## TASK STATEMENT
Without the pictures, output the lines of the material from the very first through the one that holds "import plotly.graph_objects as go".

## SUPPLIED MATERIAL

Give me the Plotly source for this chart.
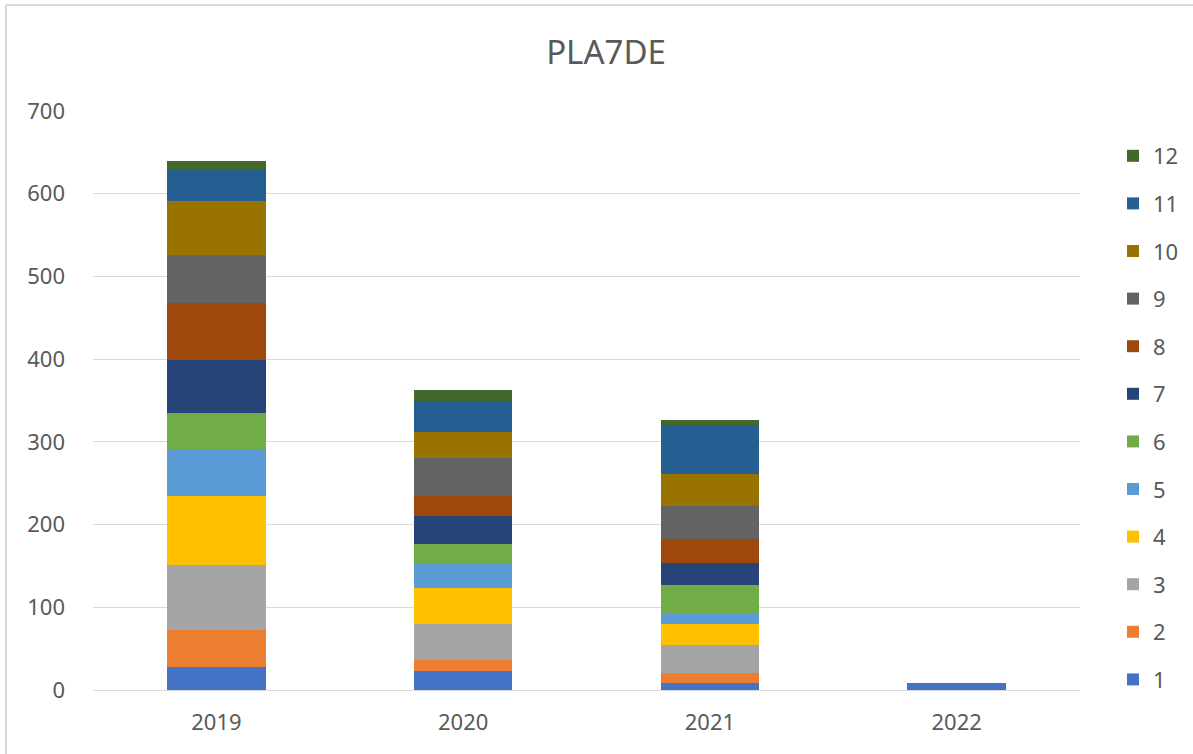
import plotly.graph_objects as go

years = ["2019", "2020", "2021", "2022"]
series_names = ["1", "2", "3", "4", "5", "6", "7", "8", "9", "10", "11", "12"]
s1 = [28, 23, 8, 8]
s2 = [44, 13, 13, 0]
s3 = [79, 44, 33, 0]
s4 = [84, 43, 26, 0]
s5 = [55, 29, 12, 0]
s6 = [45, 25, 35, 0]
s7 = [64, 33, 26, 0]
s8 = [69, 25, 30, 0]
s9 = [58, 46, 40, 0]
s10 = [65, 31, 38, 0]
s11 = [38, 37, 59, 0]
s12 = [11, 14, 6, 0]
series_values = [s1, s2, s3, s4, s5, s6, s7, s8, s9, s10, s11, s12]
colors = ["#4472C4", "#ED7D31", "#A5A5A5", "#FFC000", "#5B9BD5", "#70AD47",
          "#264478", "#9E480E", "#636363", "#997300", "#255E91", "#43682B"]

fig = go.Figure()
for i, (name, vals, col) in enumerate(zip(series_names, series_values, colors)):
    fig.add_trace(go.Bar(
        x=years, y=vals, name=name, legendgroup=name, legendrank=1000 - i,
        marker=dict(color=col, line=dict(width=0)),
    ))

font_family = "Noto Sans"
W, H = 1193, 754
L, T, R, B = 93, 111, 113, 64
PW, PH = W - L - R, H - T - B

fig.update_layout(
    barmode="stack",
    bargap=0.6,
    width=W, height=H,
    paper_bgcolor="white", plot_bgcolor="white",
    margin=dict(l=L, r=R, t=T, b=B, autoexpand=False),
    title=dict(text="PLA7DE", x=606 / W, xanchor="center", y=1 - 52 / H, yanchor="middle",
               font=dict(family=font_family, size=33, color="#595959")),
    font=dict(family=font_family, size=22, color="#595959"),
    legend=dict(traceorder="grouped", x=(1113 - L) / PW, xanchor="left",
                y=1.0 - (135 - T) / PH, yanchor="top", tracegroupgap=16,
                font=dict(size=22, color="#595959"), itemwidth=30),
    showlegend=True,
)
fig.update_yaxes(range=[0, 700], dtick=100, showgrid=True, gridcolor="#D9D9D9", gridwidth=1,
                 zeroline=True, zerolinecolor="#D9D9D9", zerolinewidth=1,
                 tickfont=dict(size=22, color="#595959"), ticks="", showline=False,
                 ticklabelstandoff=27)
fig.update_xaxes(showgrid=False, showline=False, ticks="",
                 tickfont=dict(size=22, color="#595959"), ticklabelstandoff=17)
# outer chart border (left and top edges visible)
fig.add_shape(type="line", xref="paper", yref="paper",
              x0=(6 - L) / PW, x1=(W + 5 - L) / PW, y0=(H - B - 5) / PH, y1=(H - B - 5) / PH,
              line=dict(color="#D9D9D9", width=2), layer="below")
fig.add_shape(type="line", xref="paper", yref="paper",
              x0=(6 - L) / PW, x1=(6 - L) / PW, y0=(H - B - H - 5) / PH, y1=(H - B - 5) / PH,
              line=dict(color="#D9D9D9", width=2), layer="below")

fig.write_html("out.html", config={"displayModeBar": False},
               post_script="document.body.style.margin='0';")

## WRITTEN SOLUTION
Give me the Plotly source for this chart.
import plotly.graph_objects as go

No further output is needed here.